As far back as 2006, Banfield and Doudna frequently shared ideas about CRISPR, and the labs still work closely together today, advancing both the pure science and the practical applicability of their discoveries. Berkeley’s focus on collaboration and interdisciplinary work was not only a draw for both students, but also a key component of their effectiveness here. “Being in two labs feeds my innate curiosity and enables me to make discoveries,” says Al-Shayeb, “but we’re also able to develop technologies that can have a tremendous impact beyond one community.
Al-Shayeb reaches deep into the mud to collect samples on Jill Banfield’s property in 2019 (left). Banfield and Valentin-Alvarado collect biofilm samples from deeply sourced groundwater in San Jose, California.
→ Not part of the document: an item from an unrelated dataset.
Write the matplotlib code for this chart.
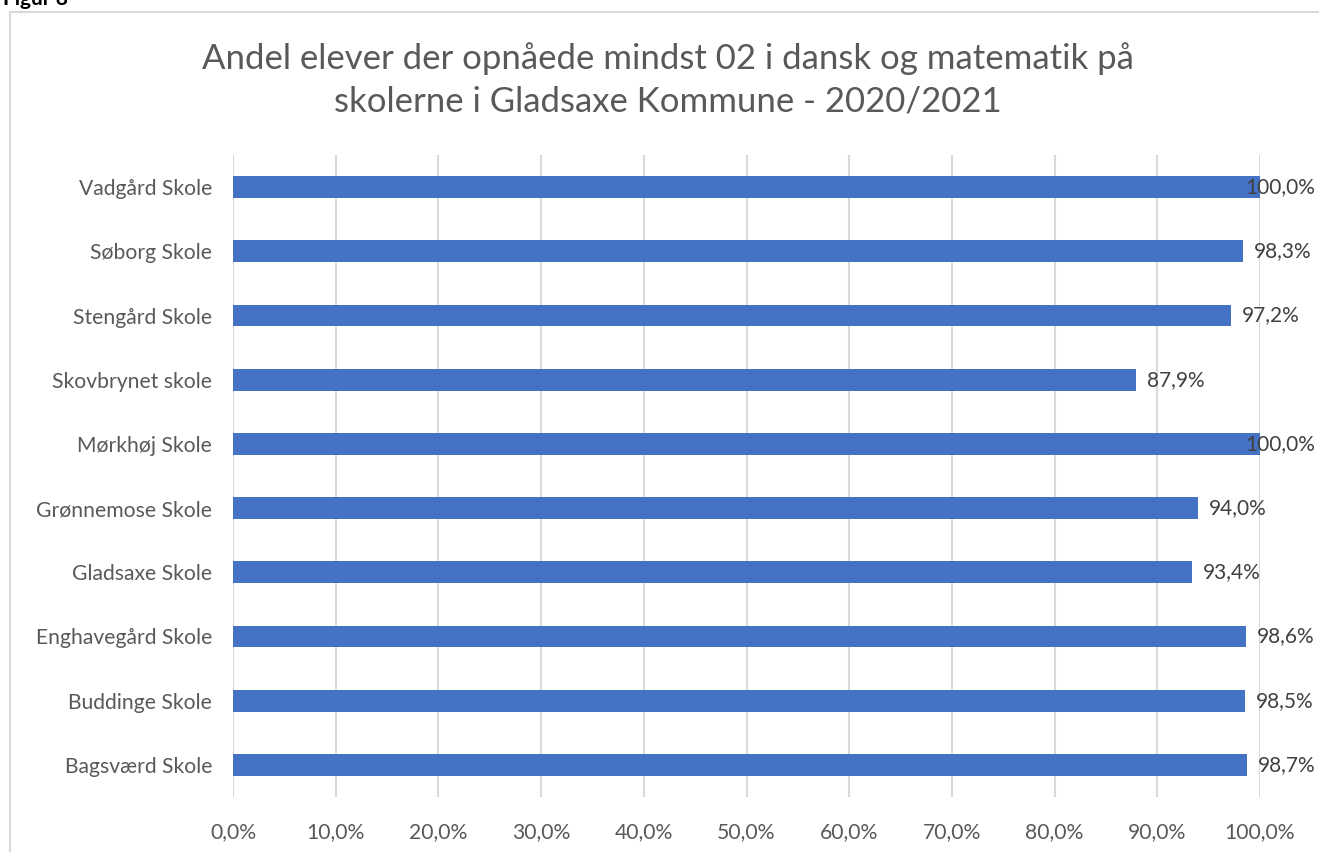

As if Al-Shayeb isn’t busy enough, his far-ranging interests have recently led him to a side project doing early detection of COVID-19 by sampling wastewater. By sequencing the RNA they find in the sewage, he and his collaborators can determine which variants are surging and even identify the presence of previously undetected strains of the virus. Al-Shayeb also participated in a large-scale study of RNA viruses found in genome repositories around the globe, which was published in Nature in January.
Both Al-Shayeb and Valentin-Alvarado feel strongly about sharing their knowledge with others and about being the kind of scientific role models that they would have appreciated seeing when they were young. Al Shayeb—who was recently featured on the Forbes 30 Under 30 in Science list—translates scientific articles into Arabic and gives talks to young students, in part to help them imagine a future in research for themselves. Valentin-Alvarado talks to middle and high school students every chance he gets. “I want to tell them that you can do field work, you can get dirty and then come back with this cool data that you publish in high-impact journals,” he says.
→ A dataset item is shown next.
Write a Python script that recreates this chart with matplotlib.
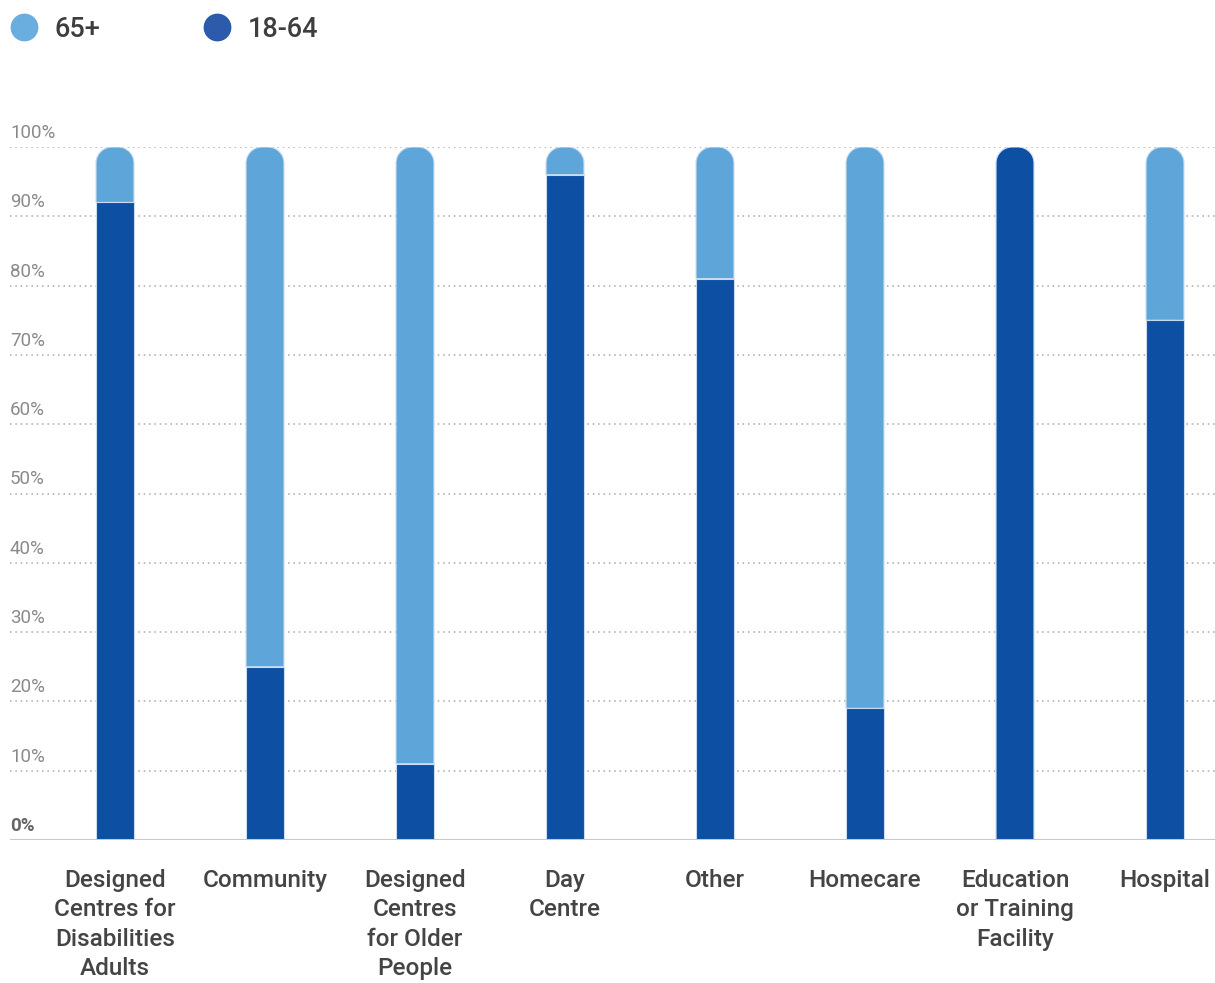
import matplotlib
matplotlib.use("Agg")
import matplotlib.pyplot as plt
from matplotlib.path import Path
from matplotlib.patches import PathPatch
from matplotlib.lines import Line2D
import matplotlib.transforms as mtransforms

categories = [
    "Designed\nCentres for\nDisabilities\nAdults",
    "Community",
    "Designed\nCentres\nfor Older\nPeople",
    "Day\nCentre",
    "Other",
    "Homecare",
    "Education\nor Training\nFacility",
    "Hospital",
]
age_18_64 = [92, 25, 11, 96, 81, 19, 100, 75]
age_65_plus = [8, 75, 89, 4, 19, 81, 0, 25]
y_ticks = [0, 10, 20, 30, 40, 50, 60, 70, 80, 90, 100]

dark = "#0d4fa3"
light = "#5ea6da"
edge = "#c9dcf0"

plt.rcParams["font.family"] = ["Roboto", "Liberation Sans", "DejaVu Sans"]

fig = plt.figure(figsize=(12.15, 9.83), dpi=100)
ax = fig.add_axes([10 / 1215, 1 - 840 / 983, 1205 / 1215, 693 / 983])
ax.set_xlim(-0.7, -0.7 + 1205 / 150)
ax.set_ylim(0, 100)
ax.axis("off")

width = 0.253
# corner radius of the rounded cap, in data units (x, y)
rx = 16 / 150
ry = 16 / 6.93


def rounded_top(x0, y0, w, h):
    k = 0.5523
    x1, y1 = x0 + w, y0 + h
    verts = [
        (x0, y0), (x1, y0), (x1, y1 - ry),
        (x1, y1 - ry + k * ry), (x1 - rx + k * rx, y1), (x1 - rx, y1),
        (x0 + rx, y1),
        (x0 + rx - k * rx, y1), (x0, y1 - ry + k * ry), (x0, y1 - ry),
        (x0, y0),
    ]
    codes = [Path.MOVETO, Path.LINETO, Path.LINETO,
             Path.CURVE4, Path.CURVE4, Path.CURVE4,
             Path.LINETO,
             Path.CURVE4, Path.CURVE4, Path.CURVE4,
             Path.CLOSEPOLY]
    return Path(verts, codes)


# grid lines
for t in y_ticks[1:]:
    ax.axhline(t, color="#a8a8a8", lw=1.1, ls=(0, (1, 2.5)), zorder=0)
ax.axhline(0, color="#c8c8c8", lw=2.2, zorder=3)

for i in range(len(categories)):
    lo = age_18_64[i]
    hi = age_65_plus[i]
    x0 = i - width / 2
    if hi > 0:
        ax.bar(i, lo, width=width, color=dark, edgecolor=edge, lw=0.8, zorder=2)
        p = rounded_top(x0, lo, width, hi)
        ax.add_patch(PathPatch(p, facecolor=light, edgecolor=edge, lw=0.8, zorder=2))
    else:
        p = rounded_top(x0, 0, width, lo)
        ax.add_patch(PathPatch(p, facecolor=dark, edgecolor=edge, lw=0.8, zorder=2))

# y labels sit just above their grid line
trans = mtransforms.offset_copy(ax.get_yaxis_transform(), fig=fig, y=14, units="dots")
for t in y_ticks:
    if t == 0:
        ax.text(0, t, "0%", transform=trans, fontsize=13.5, color="#666666",
                fontweight="bold", va="center", ha="left")
    else:
        ax.text(0, t, f"{t}%", transform=trans, fontsize=13.5, color="#8a8a8a",
                va="center", ha="left")

# category labels
for i, c in enumerate(categories):
    ax.text(i, 0, c, transform=mtransforms.offset_copy(ax.transData, fig=fig, y=-29, units="dots"),
            ha="center", va="top", fontsize=17.5, color="#444444", linespacing=1.36,
            fontweight="medium")

# legend
fig.legend(
    handles=[
        Line2D([], [], marker="o", ls="", ms=19, color="#6aaee0", label="65+"),
        Line2D([], [], marker="o", ls="", ms=19, color="#2c5bab", label="18-64"),
    ],
    loc="upper left", bbox_to_anchor=(-9 / 1215, 1 + 3 / 983), ncol=2, frameon=False,
    labelcolor="#3e3e3e", handletextpad=0.65, columnspacing=3.8,
    borderaxespad=0.4, handlelength=1.0, borderpad=0.3,
    prop={"weight": "medium", "size": 19.5},
)

fig.savefig("out.png", dpi=100)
Whether they find themselves in a muddy field or on the pages of Nature, both of these students have cemented their places as researchers on the leading edge of a world-altering field. When Al-Shayeb talks about life after he finishes his PhD, it’s clear that his experiences at Berkeley have helped instill a lifelong love of research and academia. “To me it’s very rewarding to be able to work on things that I know will help people both here and in the global population, whether it’s genetic diseases, or agriculture, or climate change. These are all things that I know can have a big impact everywhere. And to me, that’s the dream job.”